Do you live where the ground gets cold in the winter? I read somewhere that a broken chest freezer got set in the ground and used in the winter time. If there was a block of ice set in it it would help, as would a drain to let moisture on the bottom get out. If frozen meat would keep a few days that way, you could finish the week with fresh rabbits or chicken or fish or a cheese omlet. Also, my brother once kept his milk fresh on a windowsill in South Dakota, which makes me think that a cool, shady location could be chosen outside for milk IF your highs are only in the 40's where you live, providing the animals couldn't get to it! You could probably get a broken chest freezer at a repair place for hauling it off. I really don't know what you could do about the summer, though. Out here in the midwest they used to put off slaughtering until it got cold in the fall to prevent the meat from spoiling, and drinks were kept cool by whapping jugs with wet burlap.

-- Terri (hooperterri@prodigy.net), January 11, 2002.

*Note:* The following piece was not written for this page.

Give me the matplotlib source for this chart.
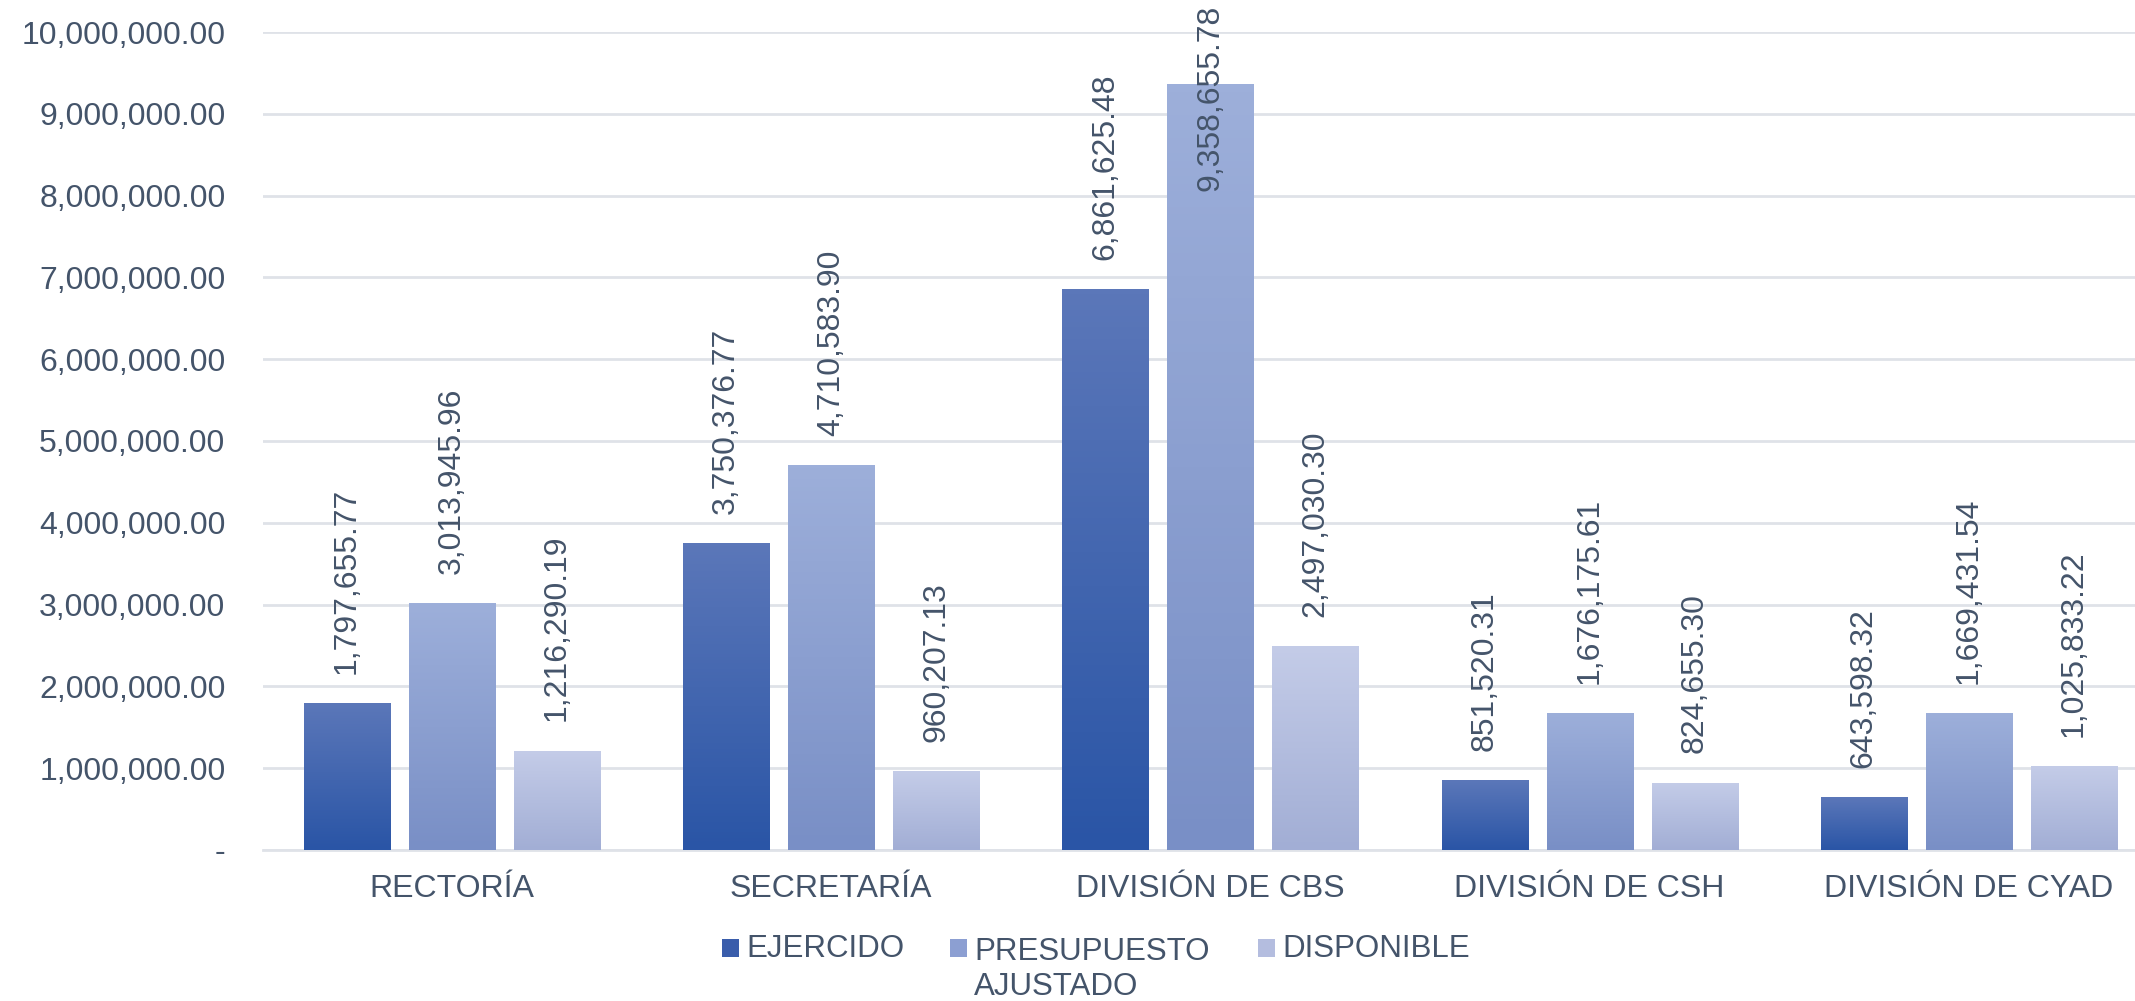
import matplotlib
matplotlib.use('Agg')
import matplotlib.pyplot as plt
import numpy as np
from matplotlib.colors import LinearSegmentedColormap
from matplotlib.patches import Rectangle
from matplotlib.ticker import FuncFormatter

categorias = ['RECTORÍA', 'SECRETARÍA', 'DIVISIÓN DE CBS', 'DIVISIÓN DE CSH', 'DIVISIÓN DE CYAD']
ejercido = [1797655.77, 3750376.77, 6861625.48, 851520.31, 643598.32]
presupuesto = [3013945.96, 4710583.90, 9358655.78, 1676175.61, 1669431.54]
disponible = [1216290.19, 960207.13, 2497030.30, 824655.30, 1025833.22]
series = ['EJERCIDO', 'PRESUPUESTO\nAJUSTADO', 'DISPONIBLE']

# colores de degradado (arriba, abajo)
grad = [('#5b77b9', '#2a55a6'), ('#9dafda', '#798fc6'), ('#c4cce8', '#a2aed5')]
leg_col = ['#3a5dab', '#8c9fd2', '#b4bddf']
txt = '#44546a'

W, H = 2135, 1001
plt.rcParams['font.family'] = ['Liberation Sans', 'DejaVu Sans']
fig = plt.figure(figsize=(W / 100, H / 100), dpi=100)
ax = fig.add_axes([263 / W, 1 - 850 / H, (W - 263) / W, (850 - 32) / H])

x = np.arange(len(categorias))
w = 0.227
step = 0.277
datos = [ejercido, presupuesto, disponible]
for i, vals in enumerate(datos):
    cmap = LinearSegmentedColormap.from_list('g%d' % i, [grad[i][1], grad[i][0]])
    bars = ax.bar(x + (i - 1) * step, vals, w, color=grad[i][1], zorder=2)
    for b, v in zip(bars, vals):
        x0 = b.get_x()
        im = ax.imshow(np.linspace(0, 1, 100).reshape(-1, 1), cmap=cmap, origin='lower',
                       extent=[x0, x0 + w, 0, v], aspect='auto', zorder=3)
        im.set_clip_path(b)
        b.set_facecolor('none')
        xc = x0 + w / 2
        if v > 8500000:
            # no cabe arriba: se pega al borde superior
            ax.annotate(f'{v:,.2f}', (xc, 1 - 5 / H), xycoords=('data', 'figure fraction'),
                        rotation=90, ha='center', va='top', fontsize=23, color=txt,
                        annotation_clip=False, zorder=5)
        else:
            ax.annotate(f'{v:,.2f}', (xc, v), xytext=(0, 21), textcoords='offset points',
                        rotation=90, ha='center', va='bottom', fontsize=23, color=txt,
                        annotation_clip=False)

ax.set_xlim(-0.498, -0.498 + (W - 263) / 379.25)
ax.set_ylim(0, 10000000)
ax.set_yticks(np.arange(0, 10000001, 1000000))
ax.yaxis.set_major_formatter(FuncFormatter(lambda v, p: '-' if v == 0 else f'{v:,.2f}'))
ax.set_xticks(x)
ax.set_xticklabels(categorias)
ax.tick_params(axis='both', length=0, labelsize=23, colors=txt)
ax.tick_params(axis='y', pad=27)
ax.tick_params(axis='x', pad=17)
ax.grid(axis='y', color='#dfe2e8', linewidth=2, zorder=0)
for s in ['top', 'right', 'left']:
    ax.spines[s].set_visible(False)
ax.spines['bottom'].set_color('#dfe2e8')
ax.spines['bottom'].set_linewidth(2)

# leyenda manual (Excel deja la segunda línea colgando)
sq_x = [722, 950, 1258]
for sx, lab, c in zip(sq_x, series, leg_col):
    fig.patches.append(Rectangle((sx / W, 1 - 957 / H), 17 / W, 18 / H, transform=fig.transFigure,
                                 facecolor=c, edgecolor='none'))
    base = 957 + 38 * lab.count('\n')  # va='baseline' usa la última línea
    fig.text((sx + 24) / W, 1 - base / H, lab, ha='left', va='baseline', fontsize=22.5,
             color=txt, linespacing=1.2)

fig.savefig('out.png', dpi=100)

Do you have an electric co-op in the area? Have you ever investigated fuel-cells? They are propane powered electric generators. Very efficient. Kind of on the bleeding edge, but some co-ops are starting to have programs and rebates for customers. You can surf to find more information, or ask your co-op. In 5-10 years, they will as common and air-conditioning in the rural areas if the prognosis is correct. Excellant alternative source.

-- Rickstir (rpowell@email.ccis.edu), January 11, 2002.

Could your proposed electrical system handle a dorm-size refrigerator. They are only about 2'x2'x2'. If not, do check out used camper refrigerators. If that would be our only propane need, you could run it off the exchangable bottles.